Another problem will be described next. Consider a case wherein a cardiac minor axis image is obtained by the contrast echo method. As shown in FIG. 2, if a focus point is set at a short distance in accordance with a depth 61 of a cardiac muscle front wall portion 61, a rear wall portion 62 is hardly visualized due to biological damping and a curtain effect due to microbubbles filling a cardiac cavity.
If a focus point is set at a long distance in accordance with the rear wall portion 62, applied ultrasound pulses collapse microbubbles on adjacent ultrasound scanning lines in the short-distance region. Therefore, no contrast enhance effect can be expected at the front wall portion 61.
It is known that in the sector scan method, when ultrasound waves are transmitted in a direction greatly shifted from a direction perpendicular to the probe vibration surface, a decrease in sound pressure and an increase in side lobe level occur as compared with application of ultrasound wave in the direction perpendicular to the problem vibration surface. That is, when ultrasound waves are applied to a cardiac muscle side wall portion 63, side lobes collapse microbubbles near the front wall portion 61 and rear wall portion 62.
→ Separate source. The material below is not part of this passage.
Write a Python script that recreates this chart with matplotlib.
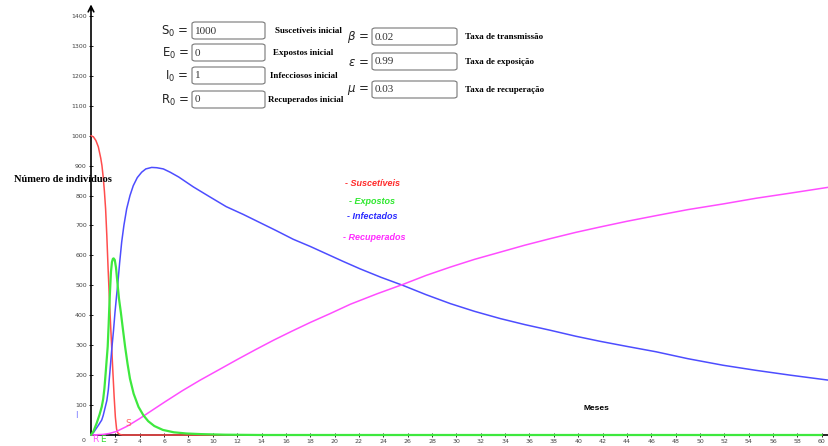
import matplotlib
matplotlib.use("Agg")
import matplotlib.pyplot as plt
from matplotlib.patches import FancyBboxPatch

W, H = 829, 446

# curves read as (month, individuals)
t_s = [0, 0.2, 0.4, 0.6, 0.8, 0.9, 1.0, 1.1, 1.2, 1.3, 1.4, 1.5, 1.6, 1.7,
       1.8, 1.9, 2.0, 2.1, 2.2, 2.35, 2.6, 60]
sus = [1000, 996, 984, 963, 925, 900, 862, 815, 755, 665, 560, 465, 375, 292,
       208, 128, 60, 20, 7, 2, 0, 0]

t_e = [0, 0.2, 0.47, 0.7, 0.88, 1.0, 1.1, 1.2, 1.3, 1.37, 1.45, 1.5, 1.56,
       1.64, 1.72, 1.8, 1.86, 1.95, 2.05, 2.12, 2.19, 2.3, 2.45, 2.6, 2.8,
       3.0, 3.2, 3.5, 3.9, 4.3, 4.7, 5.2, 5.9, 6.8, 7.85, 9, 11, 14, 60]
exp_ = [0, 12, 40, 68, 94, 120, 155, 205, 258, 295, 370, 425, 480,
        545, 578, 589, 590, 585, 560, 530, 500, 455, 410, 360, 295,
        238, 188, 138, 94, 66, 46, 30, 17, 9, 5, 3, 1, 0, 0]

t_i = [0, 0.2, 0.4, 0.6, 0.88, 1.0, 1.15, 1.3, 1.42, 1.55, 1.7, 1.85, 1.97,
       2.1, 2.2, 2.35, 2.52, 2.7, 2.93, 3.2, 3.47, 3.8, 4.16, 4.5, 4.98, 5.4,
       5.94, 6.5, 7.2, 8.4, 9.7, 11.1, 12.5, 13.9, 15.2, 16.6, 18, 19.35,
       20.7, 22.1, 23.8, 25.6, 27.5, 29.5, 31.5, 33.6, 35.6, 37.7, 39.8,
       41.8, 44, 46.4, 49, 51.9, 54.6, 57.4, 60.6]
inf = [1, 8, 20, 32, 50, 65, 90, 115, 150, 210, 285, 350, 410,
       465, 505, 575, 645, 700, 756, 800, 833, 860, 878, 889, 894, 893,
       889, 878, 862, 829, 797, 763, 737, 709, 683, 654, 630, 605,
       580, 555, 527, 500, 469, 439, 413, 389, 369, 350, 330,
       313, 296, 278, 255, 233, 216, 200, 183]

t_r = [0, 1, 1.5, 2.1, 3, 4, 5, 6.08, 7.5, 8.95, 10.5, 12, 13.5, 15, 16.5,
       18, 19.6, 21.3, 23.5, 25.6, 27.5, 29.5, 31.5, 33.6, 35.6, 37.7, 39.8,
       41.8, 44, 46.4, 49, 51.9, 54.6, 57.4, 60.6]
rec = [0, 2, 5, 12, 30, 55, 82, 111, 148, 183, 218, 252, 285, 317, 347,
       376, 405, 437, 472, 503, 533, 561, 587, 611, 634, 656, 677,
       695, 714, 733, 753, 772, 791, 808, 828]

y_ticks = list(range(100, 1500, 100))
x_ticks = list(range(2, 62, 2))

initial = [("S", "1000", "Suscetíveis inicial"),
           ("E", "0", "Expostos inicial"),
           ("I", "1", "Infecciosos inicial"),
           ("R", "0", "Recuperados inicial")]
rates = [(r"\beta", "0.02", "Taxa de transmissão"),
         (r"\epsilon", "0.99", "Taxa de exposição"),
         (r"\mu", "0.03", "Taxa de recuperação")]
legend = [("- Suscetíveis", "#ff2a2a"), ("- Expostos", "#2ee82e"),
          ("- Infectados", "#2a2aff"), ("- Recuperados", "#ff2aff")]

c_s, c_e, c_i, c_r = "#ff4d4d", "#3ee83e", "#4d4dff", "#ff4dff"

x0, xs = 91, 12.18      # origin px, px per month
y0, ys = 435, 0.2993    # origin px, px per individual


def fx(px):
    return px / W


def fy(py):
    return 1 - py / H


fig = plt.figure(figsize=(W / 100, H / 100), dpi=100)
ax = fig.add_axes([0, 0, 1, 1])
ax.set_xlim(-x0 / xs, (W - x0) / xs)
ax.set_ylim(-(H - y0) / ys, y0 / ys)

for s in ["top", "right"]:
    ax.spines[s].set_visible(False)
ax.spines["left"].set_position(("data", 0))
ax.spines["bottom"].set_position(("data", 0))
ax.spines["left"].set_bounds(0, 1430)
ax.spines["bottom"].set_bounds(0, 61)
ax.spines["left"].set_linewidth(1.2)
ax.spines["bottom"].set_linewidth(1.2)
ax.annotate("", xy=(0, 1448), xytext=(0, 1410),
            arrowprops=dict(arrowstyle="->", lw=1.2, color="k"))

ax.set_yticks(y_ticks)
ax.set_xticks(x_ticks)
ax.tick_params(direction="inout", length=3, width=0.6, labelsize=4.5,
               labelcolor="#444444", pad=1.5)
ax.text(-0.45, -10, "0", ha="right", va="top", fontsize=4.5, color="#444444")

kw = dict(solid_joinstyle="round", solid_capstyle="round")
ax.plot(t_s, sus, color=c_s, lw=1.1, zorder=3, **kw)
ax.plot(t_i, inf, color=c_i, lw=1.1, zorder=3, **kw)
ax.plot(t_r, rec, color=c_r, lw=1.1, zorder=3, **kw)
ax.plot(t_e, exp_, color=c_e, lw=1.6, zorder=4, clip_on=False, **kw)

# point labels near the origin
fig.text(fx(76), fy(415), "I", color="#8080ff", fontsize=6.5, ha="center", va="center")
fig.text(fx(95), fy(439), "R", color="#ff55ff", fontsize=6.5, ha="center", va="center")
fig.text(fx(103), fy(439), "E", color="#33dd33", fontsize=6.5, ha="center", va="center")
fig.text(fx(128), fy(424), "S", color="#ff6666", fontsize=6.5, ha="center", va="center")

fig.text(fx(14), fy(180), "Número de indivíduos", family="Liberation Serif",
         fontweight="bold", fontsize=7.5, va="center")
fig.text(fx(584), fy(409), "Meses", family="Liberation Sans",
         fontweight="bold", fontsize=6, va="center")

# input boxes for the initial values
box_top = [22, 44, 67, 91]
label_x = [275, 273, 270, 268]
for (name, val, desc), top, lx in zip(initial, box_top, label_x):
    left = 192
    fig.patches.append(FancyBboxPatch((fx(left), fy(top + 17)), 73 / W, 17 / H,
                                      boxstyle="round,pad=0,rounding_size=0.004",
                                      transform=fig.transFigure, fc="white",
                                      ec="#777777", lw=0.8))
    fig.text(fx(left - 3), fy(top + 9), name + "$_0$ =", ha="right", va="center",
             fontsize=8.5, color="#222222")
    fig.text(fx(left + 3), fy(top + 9), val, ha="left", va="center",
             family="Liberation Serif", fontsize=8, color="#333333")
    fig.text(fx(lx), fy(top + 9), desc, ha="left", va="center",
             family="Liberation Serif", fontweight="bold", fontsize=6.5)

rate_top = [28, 53, 81]
for (sym, val, desc), top in zip(rates, rate_top):
    left = 372
    fig.patches.append(FancyBboxPatch((fx(left), fy(top + 17)), 85 / W, 17 / H,
                                      boxstyle="round,pad=0,rounding_size=0.004",
                                      transform=fig.transFigure, fc="white",
                                      ec="#777777", lw=0.8))
    fig.text(fx(left - 3), fy(top + 9), "$" + sym + "$ =", ha="right", va="center",
             fontsize=8.5, color="#222222")
    fig.text(fx(left + 3), fy(top + 9), val, ha="left", va="center",
             family="Liberation Serif", fontsize=8, color="#333333")
    fig.text(fx(465), fy(top + 9), desc, ha="left", va="center",
             family="Liberation Serif", fontweight="bold", fontsize=6.5)

legend_pos = [(345, 183), (349, 201), (347, 217), (343, 237)]
for (txt, col), (lx, ly) in zip(legend, legend_pos):
    fig.text(fx(lx), fy(ly), txt, color=col, family="Liberation Sans",
             fontweight="bold", fontstyle="italic", fontsize=6.5,
             ha="left", va="center")

fig.savefig("out.png", dpi=100)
It follows from the above description that it is practically impossible to transmit ultrasound waves so as to form a uniform sound field distribution on an entire scan slice. The luminance reference level is therefore not uniform within the scan slice and varies. Since scattering by tissue exhibits a relatively linear response, luminance can theoretically be made uniform by level correction for reception signals. However, a response of microbubbles exhibits strong nonlinearity, and phenomena such as nonlinear vibrations, expansion, and collapse of microbubbles, vary in a complicated manner depending on the absolute level of applied sound pressure. Therefore, it is practically impossible to correct reception signals.